OpenAI provides a bug bounty for finding and reporting vulnerabilities in its AI services, including ChatGPT. Reports can be submitted via Bugcrowd for $200 for “low-severity findings” to $20,000 for “exceptional discoveries.”
The bounty excludes jailbreaking ChatGPT or making it generate harmful code or content. “Issues related to the content of model prompts and responses are strictly out of scope, and will not be rewarded,” reads OpenAI’s Bugcrowd website.
Jailbreaking ChatGPT frequently entails entering complex scenarios to evade its safety controls.
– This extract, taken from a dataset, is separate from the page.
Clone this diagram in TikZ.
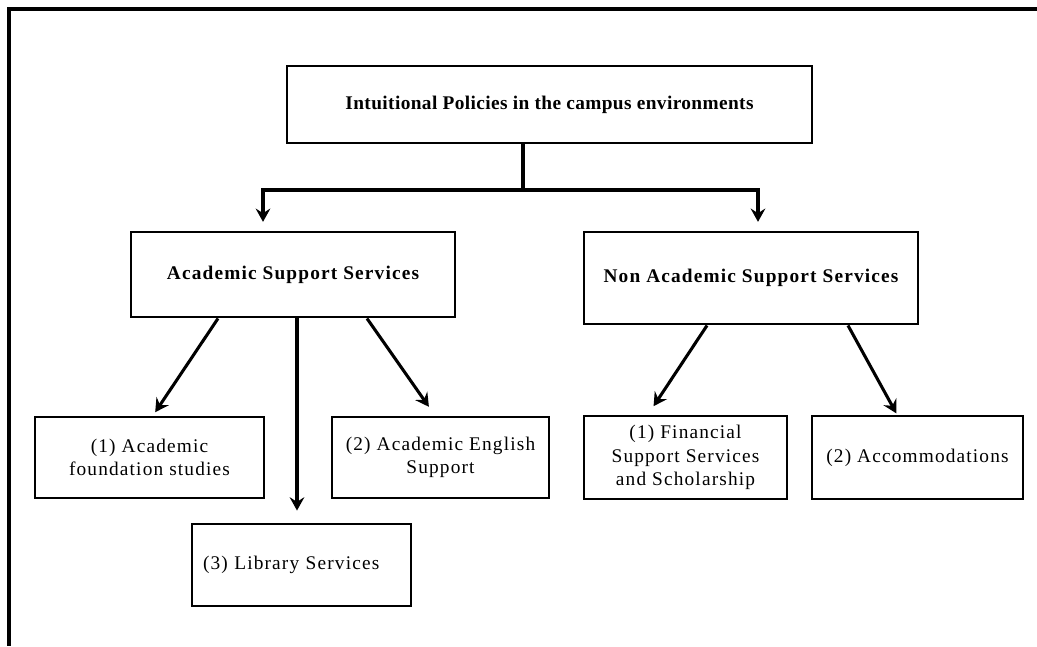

For example, these may involve encouraging the chatbot to act as its “evil twin” to elicit restricted answers like hate speech or weapon-making instructions.
“Model safety issues do not fit well within a bug bounty program, as they are not individual, discrete bugs that can be directly fixed,” OpenAI argues. “Addressing these issues often involves substantial research and a broader approach,” the business says. Report such concerns on its model feedback website.
Jailbreaks show the larger weaknesses of AI systems, although they may not directly affect OpenAI as much as typical security failures. For example, last month, rez0 revealed 80 “secret plugins” for the ChatGPT API, unpublished or experimental chatbot add-ons. The vulnerability was patched a day after Rez0 tweeted about it.
One user commented on the tweet thread: “If they only had a paid #BugBounty program – I’m certain the crowd could help them catch these edge-cases in the future.”